The contest is based on mental math rather than using a calculator or written problem solving. “It’s patterns,” Watts said. “They’re looking at four digits (numbers) on a card and they have to use each one of those digits only once. They add, subtract, multiply or divide those four digits to get 24.”
The cards are placed in front of four students and the first student to come up with the solution to the card touches it. If the answer is correct, the student takes the card and places it in front of him. The proctor then puts the next card into play. Each card gains points for the winning student.

There are four rounds of play during the competition. Points won by each student in Rounds One and Two are added to determine who advances to the Semi-final Round Three.

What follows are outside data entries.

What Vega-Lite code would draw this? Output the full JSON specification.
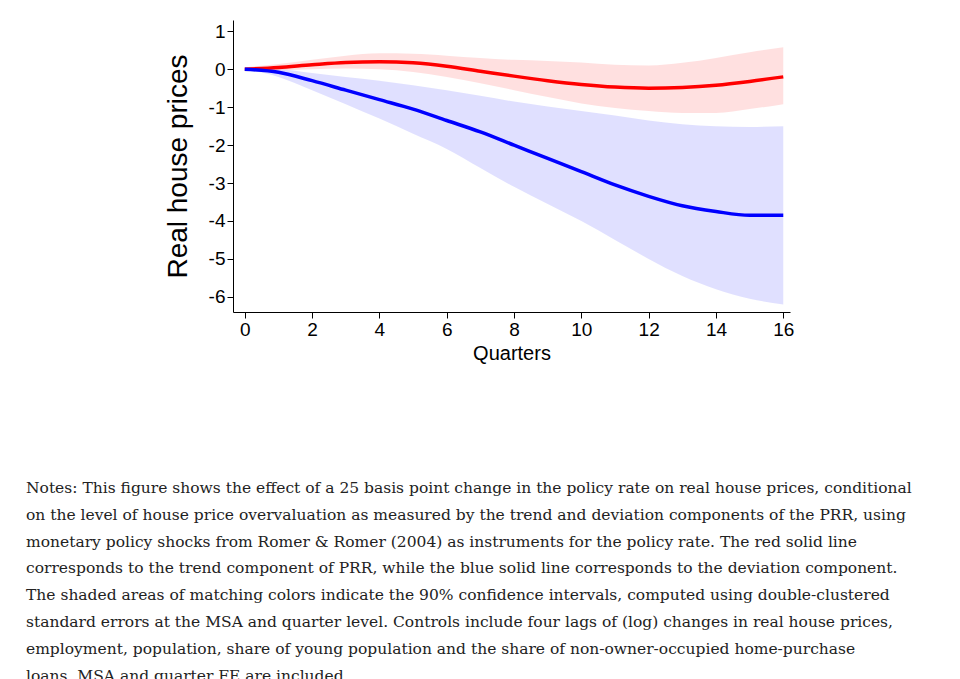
{
  "$schema": "https://vega.github.io/schema/vega-lite/v6.json",
  "autosize": "none",
  "width": 557,
  "height": 292,
  "padding": {"left": 233, "top": 20, "right": 170, "bottom": 367},
  "background": "white",
  "title": {
    "text": [
      "Notes: This figure shows the effect of a 25 basis point change in the policy rate on real house prices, conditional",
      "on the level of house price overvaluation as measured by the trend and deviation components of the PRR, using",
      "monetary policy shocks from Romer & Romer (2004) as instruments for the policy rate. The red solid line",
      "corresponds to the trend component of PRR, while the blue solid line corresponds to the deviation component.",
      "The shaded areas of matching colors indicate the 90% confidence intervals, computed using double-clustered",
      "standard errors at the MSA and quarter level. Controls include four lags of (log) changes in real house prices,",
      "employment, population, share of young population and the share of non-owner-occupied home-purchase",
      "loans. MSA and quarter FE are included."
    ],
    "orient": "bottom",
    "anchor": "start",
    "frame": "group",
    "dx": -207,
    "offset": 118,
    "font": "DejaVu Serif",
    "fontSize": 15.5,
    "fontWeight": "normal",
    "lineHeight": 26.8,
    "color": "#222"
  },
  "data": {
    "values": [
      {"q": 0, "s": "Trend PRR", "est": 0, "lo": -0.05, "hi": 0.05},
      {"q": 1, "s": "Trend PRR", "est": 0.05, "lo": -0.03, "hi": 0.14},
      {"q": 2, "s": "Trend PRR", "est": 0.12, "lo": 0.0, "hi": 0.25},
      {"q": 3, "s": "Trend PRR", "est": 0.18, "lo": 0.02, "hi": 0.36},
      {"q": 4, "s": "Trend PRR", "est": 0.2, "lo": 0.0, "hi": 0.42},
      {"q": 5, "s": "Trend PRR", "est": 0.17, "lo": -0.07, "hi": 0.41},
      {"q": 6, "s": "Trend PRR", "est": 0.08, "lo": -0.2, "hi": 0.36},
      {"q": 7, "s": "Trend PRR", "est": -0.05, "lo": -0.37, "hi": 0.3},
      {"q": 8, "s": "Trend PRR", "est": -0.18, "lo": -0.55, "hi": 0.25},
      {"q": 9, "s": "Trend PRR", "est": -0.3, "lo": -0.73, "hi": 0.22},
      {"q": 10, "s": "Trend PRR", "est": -0.4, "lo": -0.9, "hi": 0.18},
      {"q": 11, "s": "Trend PRR", "est": -0.47, "lo": -1.02, "hi": 0.12},
      {"q": 12, "s": "Trend PRR", "est": -0.5, "lo": -1.1, "hi": 0.1},
      {"q": 13, "s": "Trend PRR", "est": -0.48, "lo": -1.15, "hi": 0.17},
      {"q": 14, "s": "Trend PRR", "est": -0.42, "lo": -1.15, "hi": 0.3},
      {"q": 15, "s": "Trend PRR", "est": -0.32, "lo": -1.05, "hi": 0.45},
      {"q": 16, "s": "Trend PRR", "est": -0.2, "lo": -0.92, "hi": 0.58},
      {"q": 0, "s": "Dev. PRR", "est": 0, "lo": 0, "hi": 0},
      {"q": 1, "s": "Dev. PRR", "est": -0.08, "lo": -0.2, "hi": 0.0},
      {"q": 2, "s": "Dev. PRR", "est": -0.3, "lo": -0.55, "hi": -0.1},
      {"q": 3, "s": "Dev. PRR", "est": -0.55, "lo": -0.92, "hi": -0.2},
      {"q": 4, "s": "Dev. PRR", "est": -0.8, "lo": -1.3, "hi": -0.3},
      {"q": 5, "s": "Dev. PRR", "est": -1.05, "lo": -1.7, "hi": -0.42},
      {"q": 6, "s": "Dev. PRR", "est": -1.35, "lo": -2.1, "hi": -0.55},
      {"q": 7, "s": "Dev. PRR", "est": -1.65, "lo": -2.6, "hi": -0.7},
      {"q": 8, "s": "Dev. PRR", "est": -2.0, "lo": -3.1, "hi": -0.85},
      {"q": 9, "s": "Dev. PRR", "est": -2.35, "lo": -3.55, "hi": -0.98},
      {"q": 10, "s": "Dev. PRR", "est": -2.7, "lo": -4.0, "hi": -1.1},
      {"q": 11, "s": "Dev. PRR", "est": -3.05, "lo": -4.5, "hi": -1.22},
      {"q": 12, "s": "Dev. PRR", "est": -3.35, "lo": -5.0, "hi": -1.35},
      {"q": 13, "s": "Dev. PRR", "est": -3.6, "lo": -5.45, "hi": -1.45},
      {"q": 14, "s": "Dev. PRR", "est": -3.75, "lo": -5.8, "hi": -1.5},
      {"q": 15, "s": "Dev. PRR", "est": -3.85, "lo": -6.05, "hi": -1.52},
      {"q": 16, "s": "Dev. PRR", "est": -3.85, "lo": -6.2, "hi": -1.5}
    ]
  },
  "encoding": {
    "x": {
      "field": "q", "type": "quantitative",
      "scale": {"domain": [-0.35, 16.2], "nice": false, "zero": false},
      "axis": {"values": [0, 2, 4, 6, 8, 10, 12, 14, 16], "grid": false, "title": "Quarters",
        "labelFontSize": 19, "titleFontSize": 20, "titleFontWeight": "normal", "labelFont": "Liberation Sans", "titleFont": "Liberation Sans",
        "domainColor": "black", "tickColor": "black", "labelColor": "black", "titleColor": "black", "tickSize": 6, "titlePadding": 4}
    }
  },
  "layer": [
    {
      "mark": {"type": "area", "opacity": 0.12, "interpolate": "monotone"},
      "encoding": {
        "y": {"field": "lo", "type": "quantitative"},
        "y2": {"field": "hi"},
        "fill": {"field": "s", "type": "nominal", "scale": {"domain": ["Trend PRR", "Dev. PRR"], "range": ["#ff0000", "#0000ff"]}, "legend": null}
      }
    },
    {
      "mark": {"type": "rule", "color": "black", "strokeWidth": 1},
      "encoding": {"y": {"datum": 0}}
    },
    {
      "mark": {"type": "line", "strokeWidth": 3.5, "interpolate": "monotone"},
      "encoding": {
        "y": {
          "field": "est", "type": "quantitative",
          "scale": {"domain": [-6.4, 1.3], "nice": false},
          "axis": {"values": [1, 0, -1, -2, -3, -4, -5, -6], "grid": false, "title": "Real house prices",
            "labelExpr": "replace(datum.label, '−', '-')",
            "labelFontSize": 19, "titleFontSize": 28, "titleFontWeight": "normal", "labelFont": "Liberation Sans", "titleFont": "Liberation Sans",
            "domainColor": "black", "tickColor": "black", "labelColor": "black", "titleColor": "black", "tickSize": 6, "titlePadding": 16}
        },
        "color": {
          "field": "s", "type": "nominal", "sort": ["Trend PRR", "Dev. PRR"],
          "scale": {"domain": ["Trend PRR", "Dev. PRR"], "range": ["#ff0000", "#0000ff"]},
          "legend": {"orient": "bottom", "direction": "horizontal", "title": null, "symbolType": "stroke",
            "symbolStrokeWidth": 4, "symbolSize": 700, "labelFontSize": 28, "labelFont": "Liberation Sans", "labelColor": "black",
            "columnPadding": 30, "offset": 58, "labelLimit": 300}
        }
      }
    }
  ],
  "config": {"view": {"stroke": null}}
}
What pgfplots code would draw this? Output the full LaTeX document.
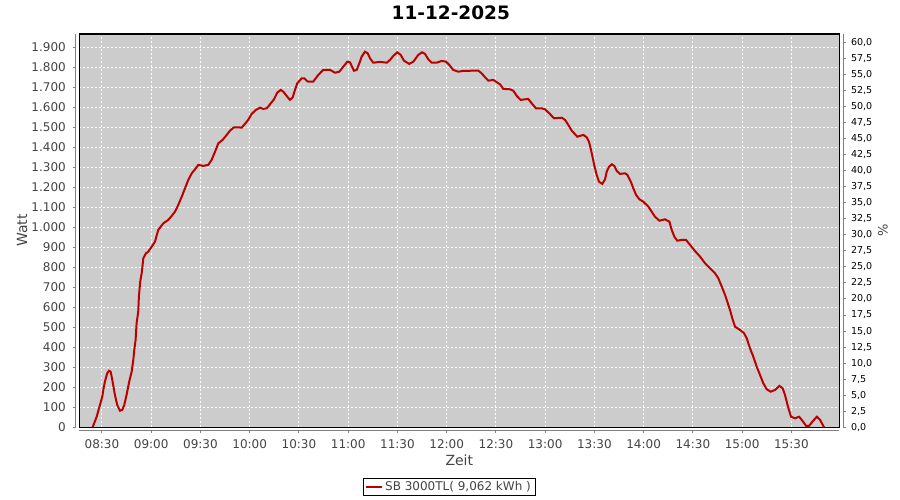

Semi-final Round Three and then the final Round Four are “face-off” rounds, with the highest scoring student at each table, advancing forward. Gold, silver and bronze medals are awarded during the various phases of competition, with one overall winner taking the 24 Game Challenge Trophy.

During this year’s competition, which started with 120 contestants from the system’s eight middle schools, students competed until there were only four remaining: Claudia Ochoa and Rheinhardt Beeslaar, both from Sun Valley Middle School; Daniel Smith from Piedmont Middle and Lauren Miller from Weddington Middle. All won gold and silver medals, but Ochoa was named the champion.
Watts said that students work hard to prepare themselves for the competition each year. “Some of our schools even have clubs where the students stay after school to practice,” she said. “Quite often, you’ll go into a school and see students either playing 24 in a group or studying the cards by themselves. It’s exciting to see students doing math that they don’t ‘have’ to do.”